The key point in the third section was to use morphology when teaching vocabulary, since addressing this helps to draw students’ attention to wider patterns in the language. Instead of teaching words in isolation, we help them to encounter groups of words which share characteristics. This not only multiplies the number of words they are likely to be able to identify, but also increases the probability that they can do so independently.
We then looked at comprehension in Section Four. It is well worth teaching some comprehension strategies systematically and this is particularly important for low attainers who may well have weak reading. Reading fluency is essential for reading comprehension as it frees up working memory. Reading comprehension is also heavily influenced by listening comprehension, and this is influenced by auditory memory – in other words, you can’t understand if you don’t remember what you just heard. I recommended Engelmann’s Corrective Reading Comprehension (McGraw-Hill) which requires a great deal of students repeating back what they have heard – not because of ‘drill and kill’ but because it gives them practice at extending auditory memory.
As far as reading comprehension strategies, I suggested three:
- Teaching types of inferences – logical, probable, possible.
- Use anaphora to teach students to identify the main idea – a crucial task.
- Remember to build up background knowledge as this has a powerful influence on how students comprehend.
Section Five dealt with writing, specifically expressive writing. Often low attainers have a tenuous grasp of the elements of a sentence, and I emphasised that I’m not talking here about parts of speech but parts of a sentence. Specifically, I showed a three-part Direct Instruction (DI) rule: A sentence has a verb, a subject (of that verb), and makes sense own its own. Students can readily learn this rule and can then practise discrimination of sentences in practice and in their own work, with or without green pens. We were a little pushed for time so I didn’t elaborate on how this sequence would develop. For the record, I would move from simple sentences to compound, and from active simple verbs to phrasal and passive-voice verbs, then develop more complex sentences using predicate extensions, pronouns and clauses. This needs regular time so you may have re-imagine the curriculum for these groups until their language skills have strengthened – however, I do not advocate depriving them of literature!

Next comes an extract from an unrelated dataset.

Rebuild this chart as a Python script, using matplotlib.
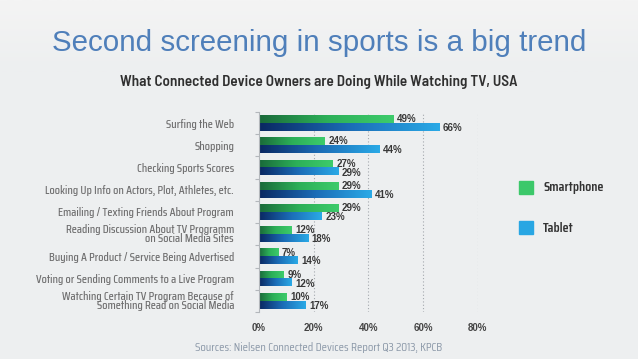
import matplotlib
matplotlib.use('Agg')
import numpy as np
import matplotlib.pyplot as plt
from matplotlib import font_manager
from matplotlib.colors import LinearSegmentedColormap

categories = ['Surfing the Web', 'Shopping', 'Checking Sports Scores',
              'Looking Up Info on Actors, Plot, Athletes, etc.',
              'Emailing / Texting Friends About Program',
              'Reading Discussion About TV Programm\non Social Media Sites',
              'Buying A Product / Service Being Advertised',
              'Voting or Sending Comments to a Live Program',
              'Watching Certain TV Program Because of\nSomething Read on Social Media']
smartphone = [49, 24, 27, 29, 29, 12, 7, 9, 10]
tablet = [66, 44, 29, 41, 23, 18, 14, 12, 17]
xticks = [0, 20, 40, 60, 80]

have = set(f.name for f in font_manager.fontManager.ttflist)
def pick(cands):
    for c in cands:
        if c in have:
            return c
    return 'DejaVu Sans'

cond = pick(['Saira Condensed', 'Roboto Condensed', 'Asap Condensed', 'Archivo Narrow'])
sub_font = pick(['Barlow Semi Condensed', 'Saira Condensed', 'Roboto Condensed'])
title_font = pick(['Liberation Sans', 'Arimo', 'Roboto'])
num_font = pick(['Liberation Sans', 'Arimo', 'DejaVu Sans'])

green_cm = LinearSegmentedColormap.from_list('g', ['#1a6a3a', '#2caf58', '#3dcb6b'])
blue_cm = LinearSegmentedColormap.from_list('b', ['#0a2862', '#1b6cb6', '#2aa9e6'])

fig = plt.figure(figsize=(6.38, 3.59), dpi=100)
fig.patch.set_facecolor('#edeff0')
band = fig.add_axes([0, 0.80, 1, 0.20])
band.imshow(np.linspace(0, 1, 50).reshape(-1, 1), cmap=LinearSegmentedColormap.from_list(
    'h', ['#f4f4f4', '#edeff0']), aspect='auto', extent=[0, 1, 0, 1])
band.axis('off')

renderer = fig.canvas.get_renderer()
def fit(t, target_px):
    w = t.get_window_extent(renderer).width
    t.set_fontsize(t.get_fontsize() * target_px / w)

t1 = fig.text(0.5, 0.88, 'Second screening in sports is a big trend', ha='center', va='center',
              fontsize=21, color='#4f7fba', family=title_font)
fit(t1, 532)
t2 = fig.text(0.5, 0.772, 'What Connected Device Owners are Doing While Watching TV, USA',
              ha='center', va='center', fontsize=10.5, color='#303030', family=sub_font,
              weight='semibold')
fit(t2, 396)
t3 = fig.text(0.5, 0.033, 'Sources: Nielsen Connected Devices Report Q3 2013, KPCB', ha='center',
              va='center', fontsize=8.5, color='#8b98a8', family=cond)
fit(t3, 245)

ax = fig.add_axes([0.406, 0.131, 0.343, 0.557])
ax.set_facecolor('none')
y = np.arange(len(categories))
h = 0.35

def grad_bars(vals, offs, cmap):
    bars = ax.barh(y + offs, vals, height=h, color='none', edgecolor='none')
    for b, v in zip(bars, vals):
        x0, y0 = b.get_x(), b.get_y()
        ax.imshow(np.linspace(0, 1, 64).reshape(1, -1), cmap=cmap, aspect='auto',
                  extent=[x0, x0 + v, y0 + h, y0], zorder=2, interpolation='bilinear')
    return bars

grad_bars(smartphone, -h / 2, green_cm)
grad_bars(tablet, h / 2, blue_cm)
ax.set_xlim(0, 80)
ax.set_ylim(len(categories) - 0.5, -0.5)

for i in range(len(categories)):
    ax.text(smartphone[i] + 1.3, y[i] - h / 2, '%d%%' % smartphone[i], va='center',
            ha='left', fontsize=7, weight='bold', color='#383838', family=num_font, zorder=3)
    ax.text(tablet[i] + 1.3, y[i] + h / 2 + 0.05, '%d%%' % tablet[i], va='center',
            ha='left', fontsize=7, weight='bold', color='#383838', family=num_font, zorder=3)

for gx in xticks[1:]:
    ax.axvline(gx, color='#a4a8ad', lw=0.8, ls=(0, (1, 2)), zorder=0)

for s in ['top', 'right', 'bottom']:
    ax.spines[s].set_visible(False)
ax.spines['left'].set_color('#b3b7bb')
ax.spines['left'].set_linewidth(0.8)

ax.set_xticks(xticks)
ax.set_xticklabels(['%d%%' % t for t in xticks], fontsize=7, weight='bold', color='#444444',
                   family=num_font)
ax.tick_params(axis='x', length=0, pad=8)
ax.set_yticks(y)
ax.set_yticklabels(categories, fontsize=8.6, color='#6f6f6f', family=cond, weight='medium',
                   linespacing=0.8)
ax.tick_params(axis='y', length=0, pad=18)
ax.set_yticks(np.arange(len(categories) + 1) - 0.5, minor=True)
ax.tick_params(axis='y', which='minor', length=3, color='#b3b7bb', width=0.8)

lax = fig.add_axes([0, 0, 1, 1])
lax.set_xlim(0, 638)
lax.set_ylim(359, 0)
lax.axis('off')
lax.add_patch(plt.Rectangle((519, 181), 14, 13, color='#3cc86a'))
lax.add_patch(plt.Rectangle((519, 221), 14, 13, color='#28a6e3'))
lax.text(543, 188, 'Smartphone', va='center', ha='left', fontsize=10, color='#333333',
         family=cond, weight='semibold')
lax.text(543, 228, 'Tablet', va='center', ha='left', fontsize=10, color='#333333',
         family=cond, weight='semibold')

fig.savefig('out.png', dpi=100, facecolor=fig.get_facecolor())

We looked at spelling in the sixth section and I recommended teaching using phonic code, morphology and syllabification. Because of the link with rhythm, it is possible to teach syllabification (and hence morphology) as part of poetry. Chaucer and hip-hop, I have found, are eminently well suited.
Finally, I emphasised fluency and the stages of learning. The Binder quote speaks for itself.
Given time, I would have also made the following points (Section Eight) about applying educational research to the classroom:
- Evaluate research and ensure there is good empirical evidence before you waste your time, and the students’.
- Select one or two goals at a time. Don’t try to master a number of techniques at once.
- How much you adapt your classroom practice will be heavily influenced by your context: how open your school is to change, how tightly the curriculum is constrained, how much concern there is about low attainers’ progress in English, etc. Be pragmatic.
Thanks for the positive feedback and to have the follow-up discussions and the difficult questions – and I don’t pretend that I have all those answers! The key is to have conversations based on research that is robust enough to work with.